黒澤明の「七人の侍」が、そのまま西部劇にもスペースオペラにもなるがごとしで、青春群像ものの企画を通すときに、たぶん「まんが道」のようなアレで、とプレゼンすると通用するんじゃないかと思う(笑)。またプロレス関係の話題で恐縮だが、今年上映された「レスラー」という映画を見たときの感想も「これ、主人公はロックシンガーでもコメディアンでも通じるな」というものだった。



■「少年時代」・・・”スクポリ”ものの古典
私は何度か「スクポリ=スクールポリティックス」という勝手な造語をつくり、そのカテゴリーで作品を紹介していたが、まさにその先駆的存在はこれだ。学校の中に「権力」や「政治」があるというシビアな現実を描いているからこそ、戦時中の疎開先、という特殊な事例やノスタルジーではなく、今現在に読まれるべき理由があると思う。
【「スクポリ」関係のエントリ】
http://d.hatena.ne.jp/gryphon/20080826#p4
http://d.hatena.ne.jp/gryphon/20090916#p5

シュール&ブラック

ものの見方が変わったというと、個人的に一番大きいのはこのへん。
自分がA作品をあまり読まなかったのは、正直に言うと、ここはF作品との比較なのだが、まったく個人的な好みとして「作品の中で因果関係がきちんと説明されている」ものがすきなのだ。だからこそ藤子F作品は普通以上に尊敬しているのだが、A氏の作品は「笑うせぇるすまん」も含め、それをわざと省くものが多い。
だからいまひとつ、積極的に食指が伸びなかったのだが、ここでの紹介を読むとそれでは割り切れない、まったく別の魅力がここにはあるんじゃないか?と感じさせるものがあるのだ。
「無邪気な賭博師」「明日は日曜日そしてまた明後日も・・・」という作品はコマがカットとして収録されているのだが、その二つとも異様な迫力に満ちている。特に後者は「ニート・ひきこもり」を数十年前に描いているんだって。
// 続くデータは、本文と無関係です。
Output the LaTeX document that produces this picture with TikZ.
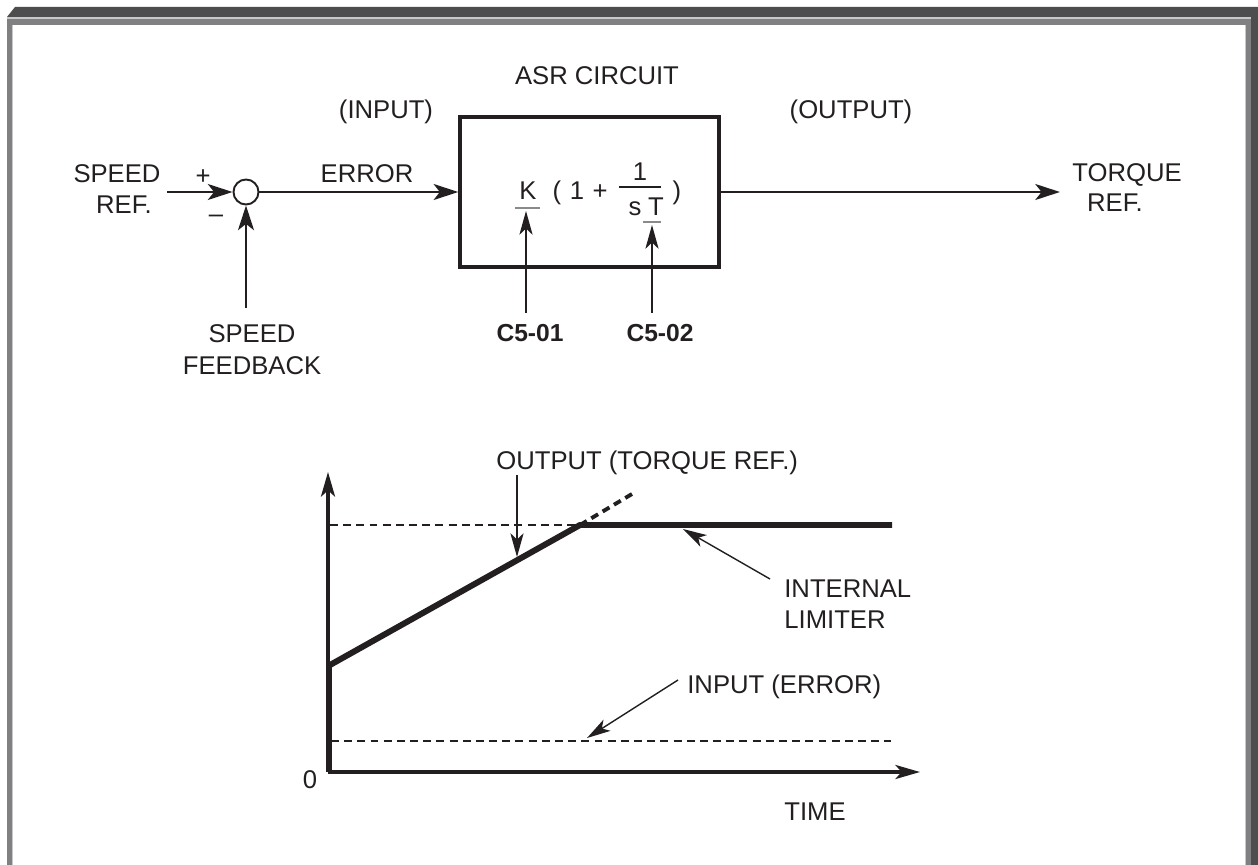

藤子A氏は「資料を積み上げて、将来を予見するようなシミュレーションを構築してやろう」的な創作スタンスはおそらく持っていないはずで、逆に芸術家の感性で切り取ったある人物像が、その後の社会問題として表面化した・・・というほうがすごいのかもしれない。

未収録作品の読み方・入手法を指南

みな一騎当千のつわものぞろいなので、貴重な、入手困難な作品をどうやってよむか、のアドバイスを読者にしている。たいへんに実用的だが、ここはむしろ独立させた、おまけ的な章としたほうが探しやすかったかもしれない。


そういう点で、とにもかくにも他に類書の無さそうな貴重な本。一読をお勧めすると共に、版元には当然「藤子・F・不二雄ファンはここにいる」の発行をお願いしたい。

うひゃあ、だいぶ長くなっちゃった。